SETAR-Tree: A Novel and Accurate Tree Algorithm for Global Time Series Forecasting

19 September 2023

Talk given at

  • ECML-PKDD, Turin, Italy, September 2023 (paper had been accepted as part of the Journal Track nearly a year earlier)
  • Meta Forecasting Summit 2022, Menlo Park, CA, USA, November 2022
  • ISF 2022, Oxford, UK, July 2022

Abstract

Threshold Autoregressive (TAR) models have been widely used by statisticians for non-linear time series forecasting during the past few decades, due to their simplicity and mathematical properties. On the other hand, in the forecasting community, general-purpose tree-based regression algorithms (forests, gradient-boosting) have become popular recently due to their ease of use and accuracy. In this paper, we explore the close connections between TAR models and regression trees. These enable us to use the rich methodology from the literature on TAR models to define a hierarchical TAR model as a regression tree that trains globally across series, which we call SETAR-Tree. In contrast to the general-purpose tree-based models that do not primarily focus on forecasting, and calculate averages at the leaf nodes, we introduce a new forecasting-specific tree algorithm that trains global Pooled Regression (PR) models in the leaves allowing the models to learn cross-series information and also uses some time-series-specific splitting and stopping procedures.

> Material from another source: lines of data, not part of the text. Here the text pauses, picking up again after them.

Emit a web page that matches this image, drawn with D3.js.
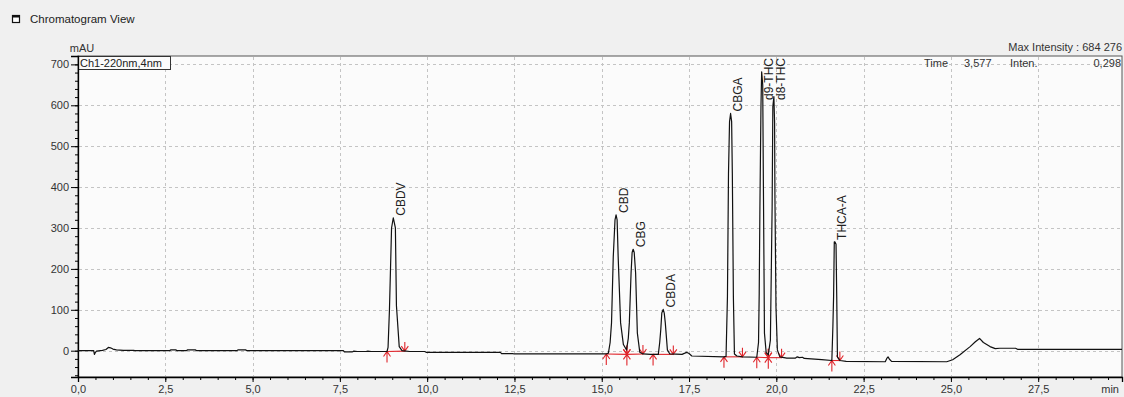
<!DOCTYPE html>
<html><head><meta charset="utf-8">
<script src="https://cdn.jsdelivr.net/npm/d3@7"></script>
<style>
html,body{margin:0;padding:0;background:#f0f0f0;}
svg{display:block;font-family:"Liberation Sans",Arial,sans-serif;}
</style>
</head><body>
<svg id="chart" width="1124" height="397"></svg>
<script>
// ---------- data ----------
const xTickValues = [0, 2.5, 5, 7.5, 10, 12.5, 15, 17.5, 20, 22.5, 25, 27.5];
const xTickLabels = ["0,0","2,5","5,0","7,5","10,0","12,5","15,0","17,5","20,0","22,5","25,0","27,5"];
const yTickValues = [0, 100, 200, 300, 400, 500, 600, 700];
const yTickLabels = ["0","100","200","300","400","500","600","700"];

// chromatogram trace: [time (min), intensity (mAU)]
const trace = [
 [0.00,0],[0.45,0],[0.47,-9],[0.50,-4],[0.53,-1],[0.70,1],[0.80,3],[0.87,8],[0.93,7],[1.00,4],[1.10,2],[1.30,1],[1.60,1],[1.63,0],
 [2.62,0],[2.66,2],[2.80,2],[2.84,0],
 [3.10,0],[3.14,2],[3.36,2],[3.40,0],
 [4.55,0],[4.58,2],[4.80,2],[4.84,0],
 [7.60,0],[7.63,-3],[7.85,-3],[7.90,-1],[8.00,-2],[8.25,-2],[8.30,-1],[8.40,-2],[8.85,-2],
 [8.88,8],[8.92,100],[8.98,300],[9.03,325],[9.09,300],[9.12,110],[9.20,10],[9.28,0],[9.40,-1],[9.50,-2],[9.93,-2],[9.97,-4],
 [12.10,-4],[12.13,-7],[12.45,-7],[12.50,-8],[15.13,-8],
 [15.19,-6],[15.24,20],[15.28,68],[15.33,230],[15.38,320],[15.41,332],[15.44,320],[15.47,230],[15.54,68],[15.62,15],[15.71,2],
 [15.76,30],[15.79,68],[15.84,190],[15.87,240],[15.90,248],[15.93,240],[15.97,190],[16.02,43],[16.09,-4],[16.18,-8],[16.40,-9],[16.62,-9],
 [16.66,20],[16.69,51],[16.72,92],[16.76,101],[16.79,92],[16.82,68],[16.88,2],[16.95,-8],[17.30,-9],
 [17.38,-6],[17.43,-4],[17.50,-7],[17.58,-13],[18.50,-15],
 [18.56,-14],[18.60,132],[18.63,434],[18.66,560],[18.69,580],[18.72,560],[18.74,434],[18.77,132],[18.80,-8],[18.87,-13],[19.03,-15],[19.44,-16],
 [19.49,20],[19.51,141],[19.53,352],[19.56,597],[19.58,682],[19.61,650],[19.63,401],[19.66,43],[19.71,-5],[19.77,-10],
 [19.83,26],[19.88,352],[19.90,597],[19.93,621],[19.95,560],[19.96,377],[19.99,107],[20.03,2],[20.10,-15],[20.30,-18],[20.55,-18],[20.60,-15],[20.66,-17],[20.75,-16],[20.80,-19],[21.00,-20],[21.30,-22],[21.59,-24],
 [21.62,60],[21.64,132],[21.66,266],[21.68,266],[21.71,260],[21.73,132],[21.75,-15],[21.82,-24],[22.00,-26],[23.12,-27],
 [23.17,-18],[23.20,-15],[23.24,-21],[23.30,-26],[24.88,-27],
 [25.05,-22],[25.26,-10],[25.55,10],[25.70,22],[25.82,30],[25.93,20],[26.12,10],[26.27,5],[26.40,6],[26.85,6],[26.92,3],[29.90,3]
];

// identified peaks
const peakNames     = ["CBDV","CBD","CBG","CBDA","CBGA","d9-THC","d8-THC","THCA-A"];
const peakApexTime  = [9.03, 15.41, 15.90, 16.76, 18.69, 19.58, 19.93, 21.68];
const peakApexMAU   = [325, 332, 248, 101, 580, 682, 621, 266];
const peakStartTime = [8.85, 15.13, 15.72, 16.47, 18.50, 19.44, 19.77, 21.59];
const peakStartMAU  = [-2, -8, -9, -9, -15, -16, -17, -24];
const peakEndTime   = [9.36, 15.72, 16.18, 17.05, 19.03, 19.77, 20.15, 21.82];
const peakEndMAU    = [-1, -9, -8, -9, -15, -17, -17, -24];

const titleText = "Chromatogram View";
const yUnit = "mAU";
const xUnit = "min";
const channelText = "Ch1-220nm,4nm";
const maxIntensityText = "Max Intensity : 684 276";
const cursorTexts = ["Time", "3,577", "Inten.", "0,298"];

// ---------- layout ----------
const L = 78, R = 1122, T = 56, B = 377;
const svg = d3.select("#chart");
const x = d3.scaleLinear().domain([0, 29.9]).range([L, R]);
const y = d3.scaleLinear().domain([-64.3, 720.5]).range([B, T]);

// header
svg.append("rect").attr("x",12.5).attr("y",15.5).attr("width",7).attr("height",7)
  .attr("fill","#fff").attr("stroke","#111").attr("stroke-width",1.2);
svg.append("rect").attr("x",12).attr("y",15).attr("width",8).attr("height",2.5).attr("fill","#111");
svg.append("text").attr("x",30).attr("y",23).attr("font-size",11.5).attr("fill","#222").text(titleText);

// plot background
svg.append("rect").attr("x",L).attr("y",T).attr("width",R-L).attr("height",B-T)
  .attr("fill","#fbfbfb").attr("stroke","#555").attr("stroke-width",1);

// grid
const grid = svg.append("g").attr("stroke","#c4c4c4").attr("stroke-dasharray","3,3").attr("stroke-width",1);
grid.selectAll("line.h").data(yTickValues).join("line")
  .attr("x1",L+1).attr("x2",R-1).attr("y1",d=>Math.round(y(d))+0.5).attr("y2",d=>Math.round(y(d))+0.5);
grid.selectAll("line.v").data(xTickValues.slice(1)).join("line")
  .attr("y1",T+1).attr("y2",B-1).attr("x1",d=>Math.round(x(d))+0.5).attr("x2",d=>Math.round(x(d))+0.5);

// channel box
const chG = svg.append("g");
chG.append("rect").attr("x",L+0.5).attr("y",T+0.5).attr("width",92).attr("height",13)
  .attr("fill","#fbfbfb").attr("stroke","#333");
chG.append("text").attr("x",L+2).attr("y",T+11).attr("font-size",11).attr("fill","#222").text(channelText);

// axes
const axisY = svg.append("g").attr("transform",`translate(${L},0)`)
  .call(d3.axisLeft(y).tickValues(yTickValues).tickFormat((d,i)=>yTickLabels[i]).tickSize(7).tickPadding(2));
const axisYMinor = svg.append("g").attr("transform",`translate(${L},0)`)
  .call(d3.axisLeft(y).tickValues(d3.range(-60, 720, 20)).tickFormat("").tickSize(3));
const axisX = svg.append("g").attr("transform",`translate(0,${B})`)
  .call(d3.axisBottom(x).tickValues(xTickValues).tickFormat((d,i)=>xTickLabels[i]).tickSize(5).tickPadding(3));
const axisXMinor = svg.append("g").attr("transform",`translate(0,${B})`)
  .call(d3.axisBottom(x).tickValues(d3.range(0.5, 29.9, 0.5)).tickFormat("").tickSize(3));
[axisY, axisYMinor, axisX, axisXMinor].forEach(g=>{
  g.select(".domain").attr("stroke","#000").attr("stroke-width",1.3);
  g.selectAll(".tick line").attr("stroke","#000");
  g.selectAll("text").attr("font-size",11).attr("fill","#333").attr("font-family","Liberation Sans, Arial, sans-serif");
});
axisYMinor.select(".domain").remove();
axisXMinor.select(".domain").remove();
axisX.selectAll(".tick").filter(d=>d===0).select("line").remove();

svg.append("text").attr("x",82).attr("y",52).attr("font-size",11).attr("fill","#333")
  .attr("text-anchor","middle").text(yUnit);
svg.append("text").attr("x",1119).attr("y",393).attr("font-size",11).attr("fill","#333")
  .attr("text-anchor","end").text(xUnit);

// header info
svg.append("text").attr("x",1122).attr("y",51).attr("font-size",11).attr("fill","#333")
  .attr("text-anchor","end").text(maxIntensityText);
const infoX = [924, 964, 1010, 1121];
const infoAnchor = ["start","start","start","end"];
cursorTexts.forEach((t,i)=>{
  svg.append("text").attr("x",infoX[i]).attr("y",67).attr("font-size",11).attr("fill","#333")
    .attr("text-anchor",infoAnchor[i]).text(t);
});

// integration baselines and markers
const red = "#e0262c";
const rg = svg.append("g").attr("stroke",red).attr("stroke-width",1.1).attr("fill","none");
peakNames.forEach((n,i)=>{
  rg.append("line").attr("x1",x(peakStartTime[i])).attr("y1",y(peakStartMAU[i]))
    .attr("x2",x(peakEndTime[i])).attr("y2",y(peakEndMAU[i]));
});
function upArrow(px,py){ return `M${px},${py+11}L${px},${py}M${px-3.5},${py+5}L${px},${py}L${px+3.5},${py+5}`; }
function downArrow(px,py){ return `M${px},${py-9}L${px},${py}M${px-3.5},${py-5}L${px},${py}L${px+3.5},${py-5}`; }
peakNames.forEach((n,i)=>{
  const sx = x(peakStartTime[i]), sy = y(peakStartMAU[i]);
  const ex = x(peakEndTime[i]), ey = y(peakEndMAU[i]);
  const sharedStart = i>0 && peakEndTime[i-1]===peakStartTime[i];
  let d = upArrow(sx, sy);
  if (sharedStart) d += downArrow(sx, sy);
  d += downArrow(ex, ey);
  rg.append("path").attr("d", d);
});

// trace
svg.append("path").datum(trace)
  .attr("fill","none").attr("stroke","#111").attr("stroke-width",1.2).attr("stroke-linejoin","round")
  .attr("d", d3.line().x(d=>x(d[0])).y(d=>y(d[1])));

// peak labels
const lg = svg.append("g");
peakNames.forEach((n,i)=>{
  const px = x(peakApexTime[i]) + 11.5;
  const py = y(peakApexMAU[i]) - 2;
  const t = lg.append("text").attr("font-size",12).attr("fill","#222").text(n);
  const w = t.node().getComputedTextLength();
  if (py - w < T + 2) {
    t.attr("text-anchor","end").attr("transform",`translate(${px},${T+2}) rotate(-90)`);
  } else {
    t.attr("text-anchor","start").attr("transform",`translate(${px},${py}) rotate(-90)`);
  }
});
</script>
</body></html>
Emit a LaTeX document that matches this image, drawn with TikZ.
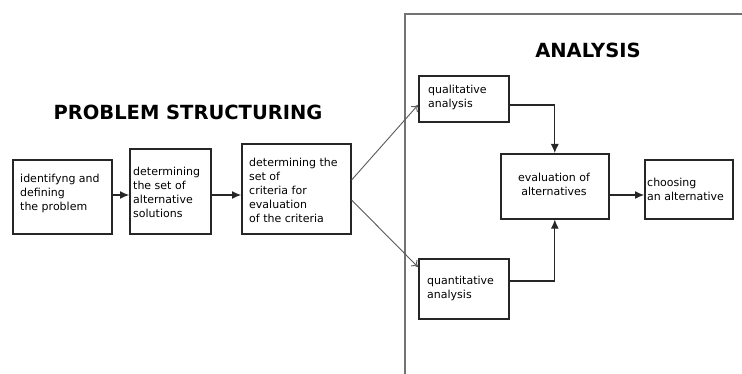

The depth of the tree is controlled by conducting a statistical linearity test commonly employed in TAR models, as well as measuring the error reduction percentage at each node split. Thus, the proposed tree model requires minimal external hyperparameter tuning and provides competitive results under its default configuration. We also use this tree algorithm to develop a forest where the forecasts provided by a collection of diverse SETAR-Trees are combined during the forecasting process. In our evaluation on eight publicly available datasets, the proposed tree and forest models are able to achieve significantly higher accuracy than a set of state-of-the-art tree-based algorithms and forecasting benchmarks across four evaluation metrics.